Last night I cautiously sat the match to the paper. Watching it burn really slowly. No flakes up the chimney.
Normally I burn waste paper and cardboard in the kitchen fire place. It’s a good thing not having to drag all that to the recycling station. But due to the drought and heat this summer I haven’t used the fire place since late April. Instead, beneath it a big bag filling up quickly.
But now the rains are here. They have occurred the last couple of weeks, still I have waited. Until last night. And today. The bag is now empty and removed. Feels good.
Normally The Return of The Fall gives me panic. For real. It throws me into a storm of anxiety, shivering and hatred of all the cloths I must put on as a shield towards the cold. Not to mention the dark. Here to stay for forever it feels like. Every year the same. I feel like I won’t survive the dark ages of the winter season. I do, of course, but barely.
To my surprise this year feels different. Although there is the regular shiver it is like my body remembers the warmth it’s been embraced with for months. My skin is still soft from sun protection and after sun lotions.
And I am not disturbed by the darkening evenings. In fact, I enjoy turning the light on in the evening. Outside and inside. Outside the spotlights are making magic in my garden. And inside they are turning my home cozy as I tuck myself in under the blanket on my couch.
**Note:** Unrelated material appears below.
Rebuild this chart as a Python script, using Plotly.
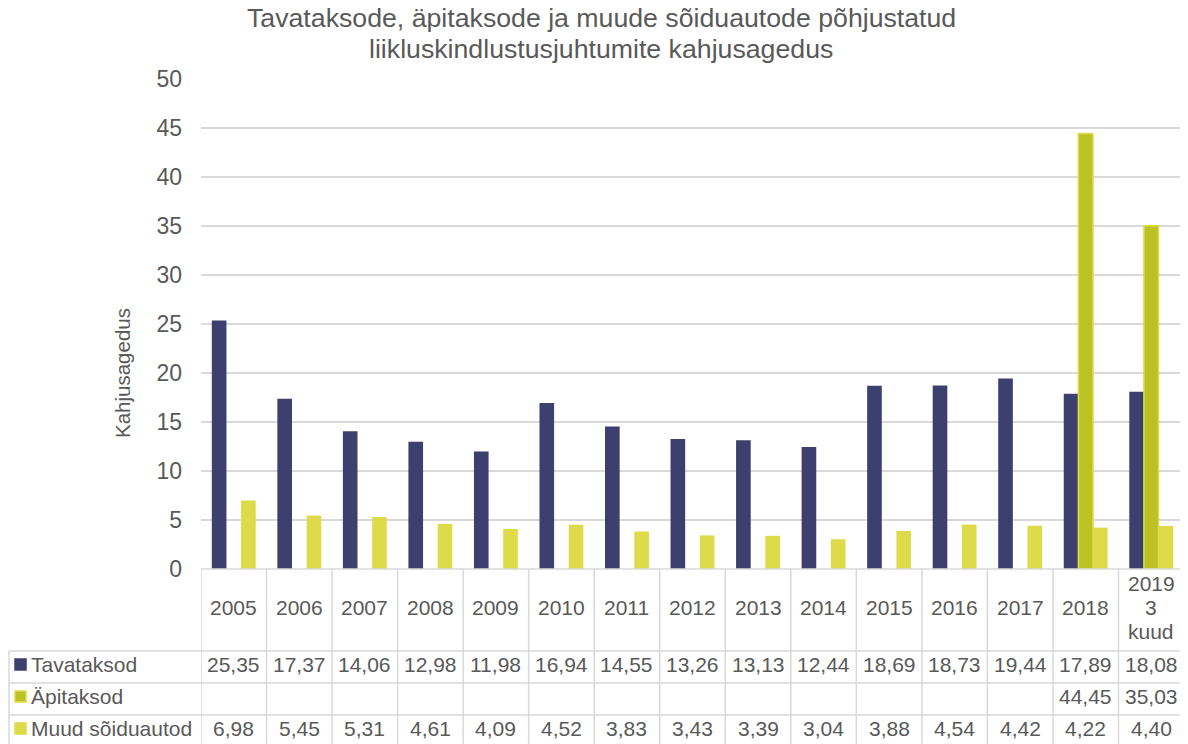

I feel a contentment. I think, for the first time on the 64th latitude, my body battery is charged to the brim. And my mind and soul filled with maximum sun light. My summer has been a good one. A long sun vacation in the recliner at my west wall, brushed by the cherry trees. An afternoon visit at my beloved aunt Barbro in her cabin by the sea. A couple of socials in my garden. And a city shopping weekend (a brief Friday and Sunday afternoon) at the Umeå malls. Even returning to the house with a fancy bag containing a gorgeous dress. I really felt like I had been abroad.